--- DATA EXCERPTS ---

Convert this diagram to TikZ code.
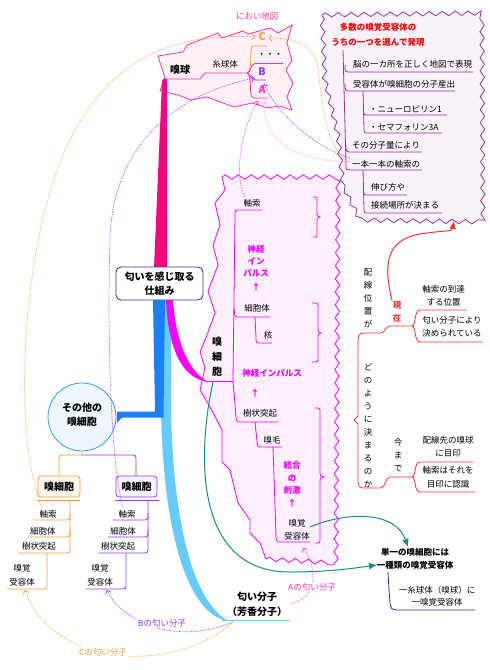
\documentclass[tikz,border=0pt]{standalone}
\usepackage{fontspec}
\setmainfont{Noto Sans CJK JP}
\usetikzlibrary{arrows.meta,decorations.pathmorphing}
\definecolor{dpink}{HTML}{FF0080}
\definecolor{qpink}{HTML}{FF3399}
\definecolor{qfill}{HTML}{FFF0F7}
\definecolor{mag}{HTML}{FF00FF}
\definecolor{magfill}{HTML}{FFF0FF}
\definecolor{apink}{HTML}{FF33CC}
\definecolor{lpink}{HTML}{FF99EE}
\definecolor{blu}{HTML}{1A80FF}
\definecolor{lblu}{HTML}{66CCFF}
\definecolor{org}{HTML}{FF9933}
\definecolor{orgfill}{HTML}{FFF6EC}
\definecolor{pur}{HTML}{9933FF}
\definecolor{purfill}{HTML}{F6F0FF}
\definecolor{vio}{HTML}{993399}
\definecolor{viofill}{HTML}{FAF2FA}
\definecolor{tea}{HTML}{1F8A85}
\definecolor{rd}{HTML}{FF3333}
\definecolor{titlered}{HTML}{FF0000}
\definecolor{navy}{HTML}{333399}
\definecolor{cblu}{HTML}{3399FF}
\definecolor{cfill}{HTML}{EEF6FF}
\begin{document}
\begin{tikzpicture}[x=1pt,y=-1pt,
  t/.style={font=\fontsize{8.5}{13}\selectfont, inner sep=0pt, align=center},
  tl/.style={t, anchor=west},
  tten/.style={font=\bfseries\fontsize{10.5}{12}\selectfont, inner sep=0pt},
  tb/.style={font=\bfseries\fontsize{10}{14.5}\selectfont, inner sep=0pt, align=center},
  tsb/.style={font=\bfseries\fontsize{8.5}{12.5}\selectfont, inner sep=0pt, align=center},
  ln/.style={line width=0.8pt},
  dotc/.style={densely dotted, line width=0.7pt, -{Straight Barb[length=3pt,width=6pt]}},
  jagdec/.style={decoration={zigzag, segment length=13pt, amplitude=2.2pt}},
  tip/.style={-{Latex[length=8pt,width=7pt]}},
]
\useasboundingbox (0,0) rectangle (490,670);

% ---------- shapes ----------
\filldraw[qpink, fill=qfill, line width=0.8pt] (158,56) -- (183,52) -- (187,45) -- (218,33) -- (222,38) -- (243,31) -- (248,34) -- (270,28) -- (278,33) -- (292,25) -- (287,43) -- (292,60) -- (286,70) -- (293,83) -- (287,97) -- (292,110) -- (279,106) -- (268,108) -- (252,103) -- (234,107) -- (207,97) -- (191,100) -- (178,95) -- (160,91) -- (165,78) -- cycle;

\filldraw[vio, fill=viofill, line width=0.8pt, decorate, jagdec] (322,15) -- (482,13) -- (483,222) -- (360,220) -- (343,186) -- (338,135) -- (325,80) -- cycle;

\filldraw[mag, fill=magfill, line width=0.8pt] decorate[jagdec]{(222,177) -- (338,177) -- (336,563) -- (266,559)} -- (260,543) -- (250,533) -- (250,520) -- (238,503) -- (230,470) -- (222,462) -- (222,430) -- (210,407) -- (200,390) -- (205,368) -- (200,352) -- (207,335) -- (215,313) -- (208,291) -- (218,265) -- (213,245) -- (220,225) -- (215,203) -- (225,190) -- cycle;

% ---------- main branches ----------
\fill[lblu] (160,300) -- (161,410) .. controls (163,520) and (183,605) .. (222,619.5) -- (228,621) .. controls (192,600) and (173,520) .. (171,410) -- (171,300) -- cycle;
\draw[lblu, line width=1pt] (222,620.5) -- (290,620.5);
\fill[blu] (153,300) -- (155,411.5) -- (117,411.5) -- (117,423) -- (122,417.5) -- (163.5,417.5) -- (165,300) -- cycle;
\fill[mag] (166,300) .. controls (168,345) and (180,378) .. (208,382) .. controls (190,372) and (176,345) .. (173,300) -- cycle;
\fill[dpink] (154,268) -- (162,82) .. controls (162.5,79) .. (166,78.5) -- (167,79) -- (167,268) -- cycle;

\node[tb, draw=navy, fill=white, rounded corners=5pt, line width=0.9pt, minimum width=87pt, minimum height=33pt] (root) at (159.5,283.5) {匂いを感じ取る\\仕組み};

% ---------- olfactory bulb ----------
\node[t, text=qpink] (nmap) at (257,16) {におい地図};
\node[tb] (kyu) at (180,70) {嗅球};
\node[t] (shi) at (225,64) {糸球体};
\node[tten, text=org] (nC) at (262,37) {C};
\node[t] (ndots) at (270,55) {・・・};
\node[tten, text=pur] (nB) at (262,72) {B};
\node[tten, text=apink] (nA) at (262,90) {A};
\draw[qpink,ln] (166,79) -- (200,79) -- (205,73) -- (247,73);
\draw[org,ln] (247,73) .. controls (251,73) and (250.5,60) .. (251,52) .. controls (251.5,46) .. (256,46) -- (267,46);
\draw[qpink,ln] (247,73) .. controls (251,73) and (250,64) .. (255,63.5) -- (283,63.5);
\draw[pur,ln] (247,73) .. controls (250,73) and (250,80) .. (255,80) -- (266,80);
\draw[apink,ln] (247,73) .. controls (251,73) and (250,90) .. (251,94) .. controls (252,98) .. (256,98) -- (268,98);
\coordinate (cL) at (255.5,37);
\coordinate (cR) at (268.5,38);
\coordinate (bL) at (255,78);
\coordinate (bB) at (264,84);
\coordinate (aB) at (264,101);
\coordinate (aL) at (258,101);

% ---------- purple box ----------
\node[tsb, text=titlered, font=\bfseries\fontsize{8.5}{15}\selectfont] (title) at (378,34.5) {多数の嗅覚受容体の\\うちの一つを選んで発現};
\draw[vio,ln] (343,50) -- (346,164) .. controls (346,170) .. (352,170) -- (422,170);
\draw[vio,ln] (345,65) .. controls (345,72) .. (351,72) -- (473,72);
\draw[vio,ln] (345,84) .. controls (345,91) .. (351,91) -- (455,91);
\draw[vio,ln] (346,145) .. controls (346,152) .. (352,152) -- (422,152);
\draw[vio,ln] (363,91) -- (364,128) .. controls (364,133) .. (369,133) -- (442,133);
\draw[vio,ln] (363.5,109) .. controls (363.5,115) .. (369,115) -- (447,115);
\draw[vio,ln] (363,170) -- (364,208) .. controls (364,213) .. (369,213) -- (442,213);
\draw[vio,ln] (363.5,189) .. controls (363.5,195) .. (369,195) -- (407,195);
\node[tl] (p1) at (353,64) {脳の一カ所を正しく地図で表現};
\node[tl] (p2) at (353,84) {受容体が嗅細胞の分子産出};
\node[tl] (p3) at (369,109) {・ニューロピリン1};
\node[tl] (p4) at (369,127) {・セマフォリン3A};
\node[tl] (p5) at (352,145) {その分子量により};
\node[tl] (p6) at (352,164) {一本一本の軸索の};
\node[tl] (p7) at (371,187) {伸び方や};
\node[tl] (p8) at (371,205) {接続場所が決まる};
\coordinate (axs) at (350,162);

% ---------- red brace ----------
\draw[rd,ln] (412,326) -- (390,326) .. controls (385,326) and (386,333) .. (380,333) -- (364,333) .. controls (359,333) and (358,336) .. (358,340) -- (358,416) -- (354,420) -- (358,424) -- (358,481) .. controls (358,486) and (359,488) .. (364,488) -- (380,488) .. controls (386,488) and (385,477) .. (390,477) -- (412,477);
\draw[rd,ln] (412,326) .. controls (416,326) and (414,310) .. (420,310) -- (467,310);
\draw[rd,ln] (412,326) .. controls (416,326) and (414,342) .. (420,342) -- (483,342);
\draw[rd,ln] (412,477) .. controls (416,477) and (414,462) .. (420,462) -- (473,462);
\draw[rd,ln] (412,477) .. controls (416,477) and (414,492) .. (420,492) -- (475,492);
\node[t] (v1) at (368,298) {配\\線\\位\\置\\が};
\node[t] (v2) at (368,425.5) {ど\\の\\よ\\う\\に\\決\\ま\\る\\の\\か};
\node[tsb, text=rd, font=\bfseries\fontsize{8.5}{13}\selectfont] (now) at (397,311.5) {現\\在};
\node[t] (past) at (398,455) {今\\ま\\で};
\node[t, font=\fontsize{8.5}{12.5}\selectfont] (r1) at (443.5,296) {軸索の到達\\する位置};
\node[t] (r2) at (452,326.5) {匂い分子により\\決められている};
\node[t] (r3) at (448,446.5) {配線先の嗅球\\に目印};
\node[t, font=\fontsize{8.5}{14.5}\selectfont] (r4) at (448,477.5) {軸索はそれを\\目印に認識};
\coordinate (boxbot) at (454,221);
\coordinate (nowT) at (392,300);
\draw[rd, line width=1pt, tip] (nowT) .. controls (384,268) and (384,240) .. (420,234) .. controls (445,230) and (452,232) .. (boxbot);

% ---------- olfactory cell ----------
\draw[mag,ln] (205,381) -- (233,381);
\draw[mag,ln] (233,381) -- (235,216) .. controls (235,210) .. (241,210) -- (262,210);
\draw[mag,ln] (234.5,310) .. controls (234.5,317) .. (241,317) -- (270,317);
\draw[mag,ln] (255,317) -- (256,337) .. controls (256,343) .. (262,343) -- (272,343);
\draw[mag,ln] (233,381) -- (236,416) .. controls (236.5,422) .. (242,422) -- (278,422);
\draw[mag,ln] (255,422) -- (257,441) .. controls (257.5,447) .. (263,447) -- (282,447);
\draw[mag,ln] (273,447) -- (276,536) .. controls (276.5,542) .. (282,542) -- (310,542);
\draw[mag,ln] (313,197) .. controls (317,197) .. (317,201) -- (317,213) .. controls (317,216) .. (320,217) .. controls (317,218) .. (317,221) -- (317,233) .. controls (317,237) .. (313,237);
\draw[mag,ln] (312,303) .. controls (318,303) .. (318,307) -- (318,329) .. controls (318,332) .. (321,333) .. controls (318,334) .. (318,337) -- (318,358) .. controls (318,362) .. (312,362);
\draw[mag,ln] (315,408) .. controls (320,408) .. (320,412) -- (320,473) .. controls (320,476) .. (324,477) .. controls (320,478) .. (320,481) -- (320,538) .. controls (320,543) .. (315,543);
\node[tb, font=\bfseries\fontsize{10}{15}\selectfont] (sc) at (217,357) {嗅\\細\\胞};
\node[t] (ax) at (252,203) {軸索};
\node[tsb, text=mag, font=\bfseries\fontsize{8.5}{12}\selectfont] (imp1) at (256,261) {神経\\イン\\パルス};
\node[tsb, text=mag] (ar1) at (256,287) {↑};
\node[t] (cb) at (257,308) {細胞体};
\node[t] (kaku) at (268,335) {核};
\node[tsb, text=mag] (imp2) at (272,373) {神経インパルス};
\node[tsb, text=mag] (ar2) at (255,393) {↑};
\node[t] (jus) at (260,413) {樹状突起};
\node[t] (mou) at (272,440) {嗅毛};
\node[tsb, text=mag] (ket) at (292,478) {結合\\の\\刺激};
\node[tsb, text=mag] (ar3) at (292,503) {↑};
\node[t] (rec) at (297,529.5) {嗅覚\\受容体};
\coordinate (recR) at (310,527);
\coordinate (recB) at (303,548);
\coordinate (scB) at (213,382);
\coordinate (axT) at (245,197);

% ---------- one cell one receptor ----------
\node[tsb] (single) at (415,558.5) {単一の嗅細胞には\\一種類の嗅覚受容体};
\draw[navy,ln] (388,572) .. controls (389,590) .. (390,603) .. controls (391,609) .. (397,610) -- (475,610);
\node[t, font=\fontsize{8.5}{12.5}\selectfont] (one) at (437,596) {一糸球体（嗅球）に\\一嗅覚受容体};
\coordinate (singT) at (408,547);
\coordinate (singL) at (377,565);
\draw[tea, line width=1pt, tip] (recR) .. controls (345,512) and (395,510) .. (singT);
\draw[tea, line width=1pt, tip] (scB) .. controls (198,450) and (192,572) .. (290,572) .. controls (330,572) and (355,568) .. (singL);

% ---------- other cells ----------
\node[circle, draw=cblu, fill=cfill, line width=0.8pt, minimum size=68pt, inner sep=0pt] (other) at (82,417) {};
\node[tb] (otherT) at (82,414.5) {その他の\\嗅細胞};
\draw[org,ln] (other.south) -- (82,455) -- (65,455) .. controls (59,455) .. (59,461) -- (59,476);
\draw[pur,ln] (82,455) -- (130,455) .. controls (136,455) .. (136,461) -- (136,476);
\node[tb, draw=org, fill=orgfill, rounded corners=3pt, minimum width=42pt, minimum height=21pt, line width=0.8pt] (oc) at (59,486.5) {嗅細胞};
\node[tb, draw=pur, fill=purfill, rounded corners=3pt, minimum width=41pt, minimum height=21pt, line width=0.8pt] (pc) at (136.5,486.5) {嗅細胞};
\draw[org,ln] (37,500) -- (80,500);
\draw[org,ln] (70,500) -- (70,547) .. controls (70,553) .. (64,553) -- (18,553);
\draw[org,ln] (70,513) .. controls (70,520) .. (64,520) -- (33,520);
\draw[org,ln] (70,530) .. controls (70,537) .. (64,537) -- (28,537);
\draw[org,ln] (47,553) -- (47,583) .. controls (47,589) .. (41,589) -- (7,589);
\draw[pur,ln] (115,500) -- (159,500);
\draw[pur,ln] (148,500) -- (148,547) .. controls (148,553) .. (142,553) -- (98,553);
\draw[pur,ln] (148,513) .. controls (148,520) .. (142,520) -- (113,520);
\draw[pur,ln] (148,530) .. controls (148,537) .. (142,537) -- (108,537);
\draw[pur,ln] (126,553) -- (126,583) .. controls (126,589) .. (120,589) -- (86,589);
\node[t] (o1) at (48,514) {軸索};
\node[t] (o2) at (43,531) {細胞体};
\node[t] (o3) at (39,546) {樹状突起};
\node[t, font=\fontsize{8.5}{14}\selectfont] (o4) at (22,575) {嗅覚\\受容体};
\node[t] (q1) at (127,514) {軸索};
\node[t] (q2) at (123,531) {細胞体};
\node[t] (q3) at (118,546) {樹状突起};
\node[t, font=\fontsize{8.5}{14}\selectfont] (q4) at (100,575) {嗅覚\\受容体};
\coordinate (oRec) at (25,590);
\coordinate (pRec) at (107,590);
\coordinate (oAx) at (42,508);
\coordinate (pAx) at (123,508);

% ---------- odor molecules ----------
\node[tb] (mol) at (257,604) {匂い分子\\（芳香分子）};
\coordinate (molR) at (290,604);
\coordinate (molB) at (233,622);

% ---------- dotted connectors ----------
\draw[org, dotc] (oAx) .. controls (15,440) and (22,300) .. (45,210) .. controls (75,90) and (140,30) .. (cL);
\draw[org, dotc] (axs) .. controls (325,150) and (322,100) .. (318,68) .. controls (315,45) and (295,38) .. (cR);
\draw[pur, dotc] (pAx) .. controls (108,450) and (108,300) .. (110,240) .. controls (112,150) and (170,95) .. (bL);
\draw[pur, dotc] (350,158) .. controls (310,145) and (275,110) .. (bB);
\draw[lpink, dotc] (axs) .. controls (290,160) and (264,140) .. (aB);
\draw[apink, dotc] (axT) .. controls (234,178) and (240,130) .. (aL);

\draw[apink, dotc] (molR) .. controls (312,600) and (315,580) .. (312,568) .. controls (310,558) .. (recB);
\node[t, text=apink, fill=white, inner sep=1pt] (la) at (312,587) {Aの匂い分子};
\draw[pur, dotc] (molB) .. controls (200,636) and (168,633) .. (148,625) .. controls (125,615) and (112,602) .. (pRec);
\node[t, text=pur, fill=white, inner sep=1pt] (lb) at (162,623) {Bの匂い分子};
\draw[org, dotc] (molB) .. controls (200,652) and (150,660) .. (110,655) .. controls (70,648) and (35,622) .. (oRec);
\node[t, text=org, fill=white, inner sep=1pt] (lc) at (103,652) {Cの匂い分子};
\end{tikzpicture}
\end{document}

---
--- DATA EXCERPTS ---

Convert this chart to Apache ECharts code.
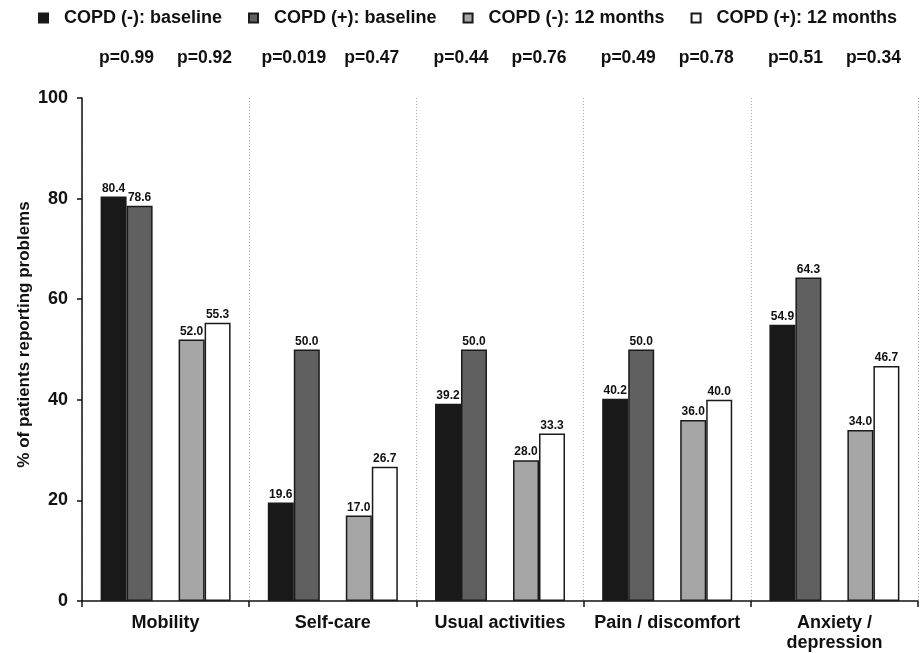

---
--- DATA EXCERPTS ---

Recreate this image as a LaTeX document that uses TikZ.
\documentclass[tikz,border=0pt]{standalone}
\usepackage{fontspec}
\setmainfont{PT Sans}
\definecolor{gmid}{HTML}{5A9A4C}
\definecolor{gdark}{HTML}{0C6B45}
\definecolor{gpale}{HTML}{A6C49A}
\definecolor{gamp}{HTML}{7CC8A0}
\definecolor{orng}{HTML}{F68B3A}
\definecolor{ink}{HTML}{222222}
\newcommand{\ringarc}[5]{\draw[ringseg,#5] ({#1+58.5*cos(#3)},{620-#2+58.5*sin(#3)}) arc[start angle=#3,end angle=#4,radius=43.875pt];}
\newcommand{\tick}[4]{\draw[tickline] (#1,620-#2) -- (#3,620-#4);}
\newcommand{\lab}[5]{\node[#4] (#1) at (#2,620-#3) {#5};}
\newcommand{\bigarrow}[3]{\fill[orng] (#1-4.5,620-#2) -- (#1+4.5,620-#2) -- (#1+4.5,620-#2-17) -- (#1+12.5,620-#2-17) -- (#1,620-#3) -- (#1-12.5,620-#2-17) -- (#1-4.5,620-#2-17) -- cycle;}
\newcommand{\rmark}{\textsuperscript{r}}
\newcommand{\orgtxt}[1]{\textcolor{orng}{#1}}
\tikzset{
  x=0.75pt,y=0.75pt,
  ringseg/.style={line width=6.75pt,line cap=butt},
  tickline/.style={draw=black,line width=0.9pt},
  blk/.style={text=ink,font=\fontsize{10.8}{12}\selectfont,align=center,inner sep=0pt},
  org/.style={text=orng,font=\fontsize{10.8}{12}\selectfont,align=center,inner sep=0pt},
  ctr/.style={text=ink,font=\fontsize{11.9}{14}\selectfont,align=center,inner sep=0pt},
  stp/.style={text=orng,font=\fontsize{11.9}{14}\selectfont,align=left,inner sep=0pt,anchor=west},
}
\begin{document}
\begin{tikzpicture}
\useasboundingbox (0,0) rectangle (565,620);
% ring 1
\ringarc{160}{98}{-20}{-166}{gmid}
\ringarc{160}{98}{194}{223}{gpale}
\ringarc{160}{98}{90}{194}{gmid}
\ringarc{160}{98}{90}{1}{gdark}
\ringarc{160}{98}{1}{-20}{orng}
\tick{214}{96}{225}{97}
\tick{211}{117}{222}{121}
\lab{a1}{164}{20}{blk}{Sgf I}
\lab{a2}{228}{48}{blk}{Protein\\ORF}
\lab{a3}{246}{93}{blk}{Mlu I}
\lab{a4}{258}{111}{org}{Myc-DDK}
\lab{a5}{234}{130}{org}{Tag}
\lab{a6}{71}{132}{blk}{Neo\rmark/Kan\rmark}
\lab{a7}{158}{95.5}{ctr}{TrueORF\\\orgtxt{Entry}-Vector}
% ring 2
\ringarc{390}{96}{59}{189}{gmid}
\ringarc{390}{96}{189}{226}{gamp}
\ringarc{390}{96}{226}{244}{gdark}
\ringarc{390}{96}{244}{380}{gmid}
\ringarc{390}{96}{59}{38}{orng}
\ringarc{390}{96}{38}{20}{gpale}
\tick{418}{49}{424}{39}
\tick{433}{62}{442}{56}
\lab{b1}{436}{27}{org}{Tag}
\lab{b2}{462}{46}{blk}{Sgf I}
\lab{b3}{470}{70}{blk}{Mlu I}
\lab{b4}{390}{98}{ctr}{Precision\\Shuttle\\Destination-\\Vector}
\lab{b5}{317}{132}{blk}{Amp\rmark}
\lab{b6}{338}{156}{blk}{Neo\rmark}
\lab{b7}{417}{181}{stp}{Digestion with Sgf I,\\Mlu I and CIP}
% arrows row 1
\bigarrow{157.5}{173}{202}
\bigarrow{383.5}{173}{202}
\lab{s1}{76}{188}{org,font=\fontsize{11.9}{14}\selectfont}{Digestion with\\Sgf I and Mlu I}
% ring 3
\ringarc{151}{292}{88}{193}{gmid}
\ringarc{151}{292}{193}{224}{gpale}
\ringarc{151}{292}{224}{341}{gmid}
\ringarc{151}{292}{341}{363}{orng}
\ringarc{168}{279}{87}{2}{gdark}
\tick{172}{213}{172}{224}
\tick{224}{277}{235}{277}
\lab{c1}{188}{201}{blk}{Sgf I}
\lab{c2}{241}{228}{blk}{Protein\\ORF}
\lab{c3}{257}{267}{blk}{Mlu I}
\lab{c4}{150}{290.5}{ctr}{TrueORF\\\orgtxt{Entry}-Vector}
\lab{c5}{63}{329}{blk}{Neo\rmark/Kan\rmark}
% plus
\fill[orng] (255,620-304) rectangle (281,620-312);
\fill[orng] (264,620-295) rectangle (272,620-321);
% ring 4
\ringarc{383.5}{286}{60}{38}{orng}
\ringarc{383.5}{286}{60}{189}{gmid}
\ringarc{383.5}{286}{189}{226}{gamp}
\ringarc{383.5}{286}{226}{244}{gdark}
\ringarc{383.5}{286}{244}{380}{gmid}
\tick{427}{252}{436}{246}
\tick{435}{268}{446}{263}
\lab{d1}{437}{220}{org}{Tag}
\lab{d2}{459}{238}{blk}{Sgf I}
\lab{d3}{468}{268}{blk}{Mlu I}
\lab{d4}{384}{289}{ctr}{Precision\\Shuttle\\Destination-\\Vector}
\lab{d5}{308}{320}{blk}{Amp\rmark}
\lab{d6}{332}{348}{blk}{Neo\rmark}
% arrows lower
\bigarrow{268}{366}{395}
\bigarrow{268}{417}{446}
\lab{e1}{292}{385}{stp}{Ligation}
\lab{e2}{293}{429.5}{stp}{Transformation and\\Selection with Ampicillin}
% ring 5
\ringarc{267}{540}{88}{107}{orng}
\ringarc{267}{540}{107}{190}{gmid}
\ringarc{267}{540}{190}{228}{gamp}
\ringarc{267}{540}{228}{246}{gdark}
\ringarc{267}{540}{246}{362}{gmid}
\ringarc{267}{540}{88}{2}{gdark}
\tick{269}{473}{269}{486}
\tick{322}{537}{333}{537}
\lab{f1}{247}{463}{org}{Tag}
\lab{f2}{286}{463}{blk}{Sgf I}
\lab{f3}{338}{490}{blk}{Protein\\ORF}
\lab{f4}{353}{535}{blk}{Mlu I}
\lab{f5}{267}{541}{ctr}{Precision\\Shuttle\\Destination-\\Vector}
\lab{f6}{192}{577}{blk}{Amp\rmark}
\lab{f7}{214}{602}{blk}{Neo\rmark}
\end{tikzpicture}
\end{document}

---

▸ STATED TASK
Copy word for word only the lines above from the one with "Convert this diagram to TikZ code." through the one with "(0,0) rectangle (490,670);". Leave pictures out.

▸ THE REPLY
Convert this diagram to TikZ code.
\documentclass[tikz,border=0pt]{standalone}
\usepackage{fontspec}
\setmainfont{Noto Sans CJK JP}
\usetikzlibrary{arrows.meta,decorations.pathmorphing}
\definecolor{dpink}{HTML}{FF0080}
\definecolor{qpink}{HTML}{FF3399}
\definecolor{qfill}{HTML}{FFF0F7}
\definecolor{mag}{HTML}{FF00FF}
\definecolor{magfill}{HTML}{FFF0FF}
\definecolor{apink}{HTML}{FF33CC}
\definecolor{lpink}{HTML}{FF99EE}
\definecolor{blu}{HTML}{1A80FF}
\definecolor{lblu}{HTML}{66CCFF}
\definecolor{org}{HTML}{FF9933}
\definecolor{orgfill}{HTML}{FFF6EC}
\definecolor{pur}{HTML}{9933FF}
\definecolor{purfill}{HTML}{F6F0FF}
\definecolor{vio}{HTML}{993399}
\definecolor{viofill}{HTML}{FAF2FA}
\definecolor{tea}{HTML}{1F8A85}
\definecolor{rd}{HTML}{FF3333}
\definecolor{titlered}{HTML}{FF0000}
\definecolor{navy}{HTML}{333399}
\definecolor{cblu}{HTML}{3399FF}
\definecolor{cfill}{HTML}{EEF6FF}
\begin{document}
\begin{tikzpicture}[x=1pt,y=-1pt,
  t/.style={font=\fontsize{8.5}{13}\selectfont, inner sep=0pt, align=center},
  tl/.style={t, anchor=west},
  tten/.style={font=\bfseries\fontsize{10.5}{12}\selectfont, inner sep=0pt},
  tb/.style={font=\bfseries\fontsize{10}{14.5}\selectfont, inner sep=0pt, align=center},
  tsb/.style={font=\bfseries\fontsize{8.5}{12.5}\selectfont, inner sep=0pt, align=center},
  ln/.style={line width=0.8pt},
  dotc/.style={densely dotted, line width=0.7pt, -{Straight Barb[length=3pt,width=6pt]}},
  jagdec/.style={decoration={zigzag, segment length=13pt, amplitude=2.2pt}},
  tip/.style={-{Latex[length=8pt,width=7pt]}},
]
\useasboundingbox (0,0) rectangle (490,670);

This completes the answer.